The proposals include cutting off Part B of the FTB to families once their youngest child turns six.

If passed, this is the change that will affect stay-at-home parent Karen Simmons.

Karen said despite being disadvantaged by the proposed changes to payments, she treated government assistance as a privilege, not a right.

"The hope is that the money goes to where it is really needed," she said.

"I sort of view it all as a bonus, that it is not our right. Because we have a healthy family... we look at it as a nice bonus and we are very grateful."

The investment in child care accompanies changes to paid parental leave, with parents no longer being able to "double dip" on both employer-provided and government-funded leave.

The government's changes in this year's budget are in place to encourage both parents to be part of the workforce.

But for Karen, staying at home to care for her children full-time was the more important choice.

"We have made the decision to not get into big debt with houses and things because Andrew (my husband) and I both had stay-at-home mums," she said.

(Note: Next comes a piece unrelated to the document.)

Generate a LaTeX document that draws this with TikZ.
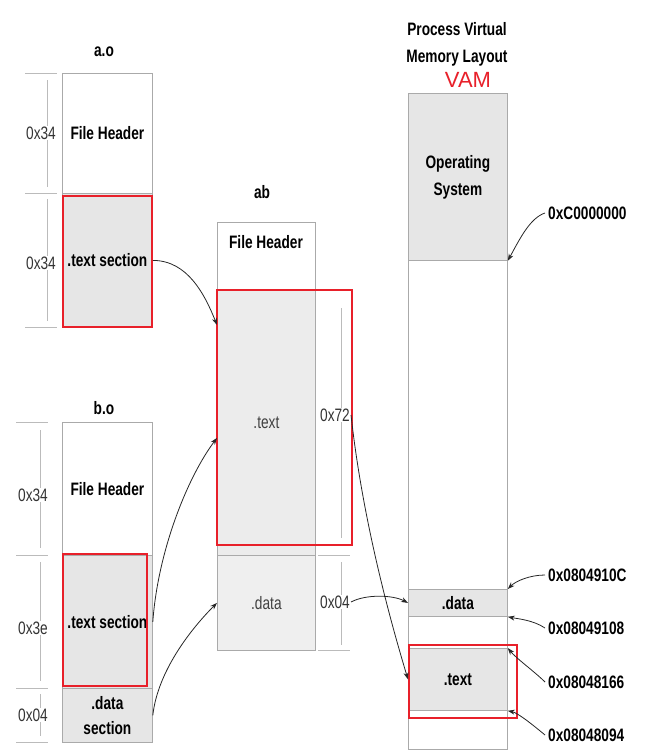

"Our value system is to be there 100% for the kids. We made a few sacrifices to make sure they get that."

Major changes

Paid Parental Leave

Currently, the government provides 18 weeks to primary care givers earning $150,000 a year or less in addition to the leave provided by employers.

Parents will no longer have access to both.

Jobs for Families package ($3.5 billion)

Streamline child care payments, reduce costs of day care and leave families about $30 a week better off.

An "activity test" will link the amount of subsidised childcare parents can access to hours both parents work/study a fortnight.